Steve Earle

Personal information
- Full name: Stephen John Earle
- Date of birth: 1 November 1945 (age 80)
- Place of birth: Feltham, England
- Position: Striker

Senior career*
- Years: Team / Apps / (Gls)
- 1963–1974: Fulham / 291 / (98)
- 1974–1978: Leicester City / 99 / (20)
- 1977: → Peterborough United (loan) / 1 / (0)
- 1978: Detroit Express / 15 / (0)
- 1978–1980: Tulsa Roughnecks / 42 / (4)
- 1979–1980: Tulsa Roughnecks (indoor) / 12 / (10)
- 1980–1981: Wichita Wings (indoor) / 38 / (25)

Managerial career
- 1983: Tulsa Roughnecks (assistant)
- 1983–1984: Tulsa Roughnecks

= Steve Earle (footballer) =

English footballer and manager

Stephen John Earle (born 1 November 1945) is an English former footballer who played professionally in both England and the United States.

==Player==
An industrious midfielder, Earle played over ten years (1963–1974) for Fulham F.C. He then moved to Leicester City, playing from 1974 to 1978. During his time with Leicester City, Earle also played one game on loan with Peterborough United. In 1978, Earle moved to the Detroit Express of North American Soccer League. He played fifteen games for the Express in 1978, then moved to the Tulsa Roughnecks for eight more games at the end of the season. He remained with the Roughnecks for two more outdoor as well as one NASL indoor season.
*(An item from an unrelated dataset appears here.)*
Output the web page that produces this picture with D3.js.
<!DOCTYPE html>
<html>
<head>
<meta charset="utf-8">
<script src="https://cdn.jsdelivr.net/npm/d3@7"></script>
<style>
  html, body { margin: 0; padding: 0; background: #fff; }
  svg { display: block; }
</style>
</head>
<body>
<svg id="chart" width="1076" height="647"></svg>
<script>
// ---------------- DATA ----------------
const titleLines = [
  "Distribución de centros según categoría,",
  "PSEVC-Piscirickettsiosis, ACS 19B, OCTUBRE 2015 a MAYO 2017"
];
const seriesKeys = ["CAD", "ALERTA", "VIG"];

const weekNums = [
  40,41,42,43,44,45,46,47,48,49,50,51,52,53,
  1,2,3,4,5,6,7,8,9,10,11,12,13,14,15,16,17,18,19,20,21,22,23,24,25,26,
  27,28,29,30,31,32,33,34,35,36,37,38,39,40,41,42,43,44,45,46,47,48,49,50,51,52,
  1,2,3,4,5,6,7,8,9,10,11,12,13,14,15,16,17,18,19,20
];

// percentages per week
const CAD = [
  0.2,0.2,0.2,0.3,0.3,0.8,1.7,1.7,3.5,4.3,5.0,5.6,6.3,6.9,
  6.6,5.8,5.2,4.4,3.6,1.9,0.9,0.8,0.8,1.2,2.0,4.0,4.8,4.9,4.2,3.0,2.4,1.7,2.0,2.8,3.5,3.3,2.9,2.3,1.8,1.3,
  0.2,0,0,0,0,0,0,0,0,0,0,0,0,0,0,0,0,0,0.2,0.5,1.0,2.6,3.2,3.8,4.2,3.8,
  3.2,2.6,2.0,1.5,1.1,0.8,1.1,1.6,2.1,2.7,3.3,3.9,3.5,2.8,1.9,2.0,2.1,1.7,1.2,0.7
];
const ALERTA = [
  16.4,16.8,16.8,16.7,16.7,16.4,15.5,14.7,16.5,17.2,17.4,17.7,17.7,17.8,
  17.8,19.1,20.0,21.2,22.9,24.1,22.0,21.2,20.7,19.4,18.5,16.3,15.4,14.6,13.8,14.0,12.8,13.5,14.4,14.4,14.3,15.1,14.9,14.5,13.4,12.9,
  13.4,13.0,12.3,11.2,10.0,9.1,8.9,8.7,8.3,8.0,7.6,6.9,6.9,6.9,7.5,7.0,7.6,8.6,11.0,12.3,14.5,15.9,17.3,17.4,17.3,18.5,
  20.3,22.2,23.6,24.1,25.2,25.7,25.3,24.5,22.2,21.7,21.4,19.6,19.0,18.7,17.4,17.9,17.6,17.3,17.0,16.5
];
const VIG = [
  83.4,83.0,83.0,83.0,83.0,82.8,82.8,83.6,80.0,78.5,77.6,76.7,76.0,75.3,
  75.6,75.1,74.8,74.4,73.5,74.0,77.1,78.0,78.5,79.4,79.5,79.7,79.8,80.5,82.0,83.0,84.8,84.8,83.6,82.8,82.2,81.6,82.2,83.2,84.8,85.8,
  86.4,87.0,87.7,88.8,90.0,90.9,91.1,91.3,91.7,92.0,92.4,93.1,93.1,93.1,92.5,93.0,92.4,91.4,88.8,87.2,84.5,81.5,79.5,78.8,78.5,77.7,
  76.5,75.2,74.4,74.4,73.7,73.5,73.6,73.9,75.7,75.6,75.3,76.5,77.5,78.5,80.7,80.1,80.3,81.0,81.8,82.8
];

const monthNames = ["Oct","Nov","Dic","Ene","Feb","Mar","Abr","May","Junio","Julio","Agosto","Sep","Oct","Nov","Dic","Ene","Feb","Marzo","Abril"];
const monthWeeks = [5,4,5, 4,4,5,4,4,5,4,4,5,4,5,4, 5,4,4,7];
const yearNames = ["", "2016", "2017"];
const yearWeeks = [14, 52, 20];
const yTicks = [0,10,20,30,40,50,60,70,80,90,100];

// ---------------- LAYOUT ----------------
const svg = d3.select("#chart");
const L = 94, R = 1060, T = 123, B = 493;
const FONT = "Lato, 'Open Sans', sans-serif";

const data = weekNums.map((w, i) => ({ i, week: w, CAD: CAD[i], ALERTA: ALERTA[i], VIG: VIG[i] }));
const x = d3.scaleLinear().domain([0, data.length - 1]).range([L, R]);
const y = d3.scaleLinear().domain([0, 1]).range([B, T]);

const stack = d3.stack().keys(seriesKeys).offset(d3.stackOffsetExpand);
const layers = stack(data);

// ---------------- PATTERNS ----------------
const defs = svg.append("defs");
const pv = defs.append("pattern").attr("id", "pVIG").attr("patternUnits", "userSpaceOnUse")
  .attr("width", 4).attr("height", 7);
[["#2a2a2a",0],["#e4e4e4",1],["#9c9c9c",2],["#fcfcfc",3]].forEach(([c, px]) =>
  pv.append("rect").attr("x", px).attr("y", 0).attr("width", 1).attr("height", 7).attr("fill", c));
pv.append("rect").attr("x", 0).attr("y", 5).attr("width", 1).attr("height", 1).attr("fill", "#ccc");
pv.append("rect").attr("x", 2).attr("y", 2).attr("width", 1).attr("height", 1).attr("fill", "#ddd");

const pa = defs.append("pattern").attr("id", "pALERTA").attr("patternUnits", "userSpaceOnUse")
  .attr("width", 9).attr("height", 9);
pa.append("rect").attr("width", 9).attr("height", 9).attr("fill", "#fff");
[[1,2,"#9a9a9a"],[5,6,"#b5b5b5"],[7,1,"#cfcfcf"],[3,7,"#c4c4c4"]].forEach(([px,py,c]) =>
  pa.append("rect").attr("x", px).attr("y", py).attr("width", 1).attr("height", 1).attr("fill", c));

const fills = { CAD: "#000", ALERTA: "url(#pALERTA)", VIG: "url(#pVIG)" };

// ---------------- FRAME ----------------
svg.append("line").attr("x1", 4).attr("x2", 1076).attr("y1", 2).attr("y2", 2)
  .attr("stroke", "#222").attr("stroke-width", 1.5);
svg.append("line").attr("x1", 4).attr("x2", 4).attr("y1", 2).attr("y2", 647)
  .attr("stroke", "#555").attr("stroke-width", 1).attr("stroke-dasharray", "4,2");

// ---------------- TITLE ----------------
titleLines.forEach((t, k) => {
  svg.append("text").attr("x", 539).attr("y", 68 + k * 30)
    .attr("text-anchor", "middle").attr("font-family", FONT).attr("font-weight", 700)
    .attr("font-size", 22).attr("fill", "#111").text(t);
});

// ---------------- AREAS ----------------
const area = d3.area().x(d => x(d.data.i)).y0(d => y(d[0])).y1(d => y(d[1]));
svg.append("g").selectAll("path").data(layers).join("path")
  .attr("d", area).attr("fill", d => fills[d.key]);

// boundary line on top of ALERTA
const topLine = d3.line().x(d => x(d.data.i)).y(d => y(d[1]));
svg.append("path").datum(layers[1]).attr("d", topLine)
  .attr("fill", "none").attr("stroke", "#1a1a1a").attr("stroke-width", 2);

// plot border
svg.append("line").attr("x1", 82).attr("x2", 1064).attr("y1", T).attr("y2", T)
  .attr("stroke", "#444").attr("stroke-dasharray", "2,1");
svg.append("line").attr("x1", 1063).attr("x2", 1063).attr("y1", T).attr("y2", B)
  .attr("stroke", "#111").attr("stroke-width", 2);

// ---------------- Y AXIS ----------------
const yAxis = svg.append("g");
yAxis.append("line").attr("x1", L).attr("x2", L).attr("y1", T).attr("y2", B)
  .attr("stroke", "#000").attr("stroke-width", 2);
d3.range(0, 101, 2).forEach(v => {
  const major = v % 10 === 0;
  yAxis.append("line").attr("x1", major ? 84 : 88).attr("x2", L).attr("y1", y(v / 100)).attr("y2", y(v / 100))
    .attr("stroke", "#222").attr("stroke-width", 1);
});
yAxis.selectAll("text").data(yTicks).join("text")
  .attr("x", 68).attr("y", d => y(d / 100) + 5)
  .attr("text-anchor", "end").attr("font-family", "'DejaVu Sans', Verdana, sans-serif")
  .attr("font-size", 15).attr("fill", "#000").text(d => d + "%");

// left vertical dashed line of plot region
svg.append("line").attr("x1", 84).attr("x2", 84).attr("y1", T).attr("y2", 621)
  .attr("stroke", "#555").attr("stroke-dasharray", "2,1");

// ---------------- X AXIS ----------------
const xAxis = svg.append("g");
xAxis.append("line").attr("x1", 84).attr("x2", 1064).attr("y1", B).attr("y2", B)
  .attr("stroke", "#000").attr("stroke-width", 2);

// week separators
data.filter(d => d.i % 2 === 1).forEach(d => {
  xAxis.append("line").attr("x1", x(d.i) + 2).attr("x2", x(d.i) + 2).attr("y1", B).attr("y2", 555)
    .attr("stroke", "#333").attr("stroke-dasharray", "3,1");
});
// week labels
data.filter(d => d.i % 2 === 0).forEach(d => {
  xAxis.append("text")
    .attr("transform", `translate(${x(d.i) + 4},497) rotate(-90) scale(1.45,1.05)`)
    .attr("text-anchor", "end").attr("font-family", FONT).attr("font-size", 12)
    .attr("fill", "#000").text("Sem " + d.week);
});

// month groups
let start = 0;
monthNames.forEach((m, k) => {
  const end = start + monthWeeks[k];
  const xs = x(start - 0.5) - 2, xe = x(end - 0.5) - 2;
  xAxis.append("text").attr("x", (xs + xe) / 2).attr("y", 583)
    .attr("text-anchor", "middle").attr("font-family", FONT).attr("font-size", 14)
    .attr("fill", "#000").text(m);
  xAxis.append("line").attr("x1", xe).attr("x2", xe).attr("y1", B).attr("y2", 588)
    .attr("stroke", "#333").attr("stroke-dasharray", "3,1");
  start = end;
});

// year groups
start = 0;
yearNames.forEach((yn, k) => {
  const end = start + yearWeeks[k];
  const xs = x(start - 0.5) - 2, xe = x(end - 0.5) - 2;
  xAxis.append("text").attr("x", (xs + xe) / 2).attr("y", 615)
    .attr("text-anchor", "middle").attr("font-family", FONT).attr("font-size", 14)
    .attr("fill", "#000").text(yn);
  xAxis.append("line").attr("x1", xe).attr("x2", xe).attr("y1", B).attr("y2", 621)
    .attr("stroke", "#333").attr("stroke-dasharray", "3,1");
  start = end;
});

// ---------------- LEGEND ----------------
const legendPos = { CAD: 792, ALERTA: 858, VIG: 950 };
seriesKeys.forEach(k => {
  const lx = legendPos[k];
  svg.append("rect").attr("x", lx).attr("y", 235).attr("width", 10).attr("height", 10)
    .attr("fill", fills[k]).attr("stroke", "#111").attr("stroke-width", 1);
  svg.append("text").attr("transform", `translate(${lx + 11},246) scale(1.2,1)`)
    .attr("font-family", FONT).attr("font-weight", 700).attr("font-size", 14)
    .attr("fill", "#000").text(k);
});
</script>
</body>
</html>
In the fall of 1980, he signed with the Wichita Wings of the Major Indoor Soccer League for one season.

==Manager==
In 1983, Earle became the assistant coach of the Tulsa Roughnecks. In November 1983, he took over as Roughnecks' head coach during the indoor season and had an 11–20 record and was released in March 1984. He later coached other youth and professional teams in Tulsa.

He is a member of the Oklahoma Soccer Association Hall of Fame.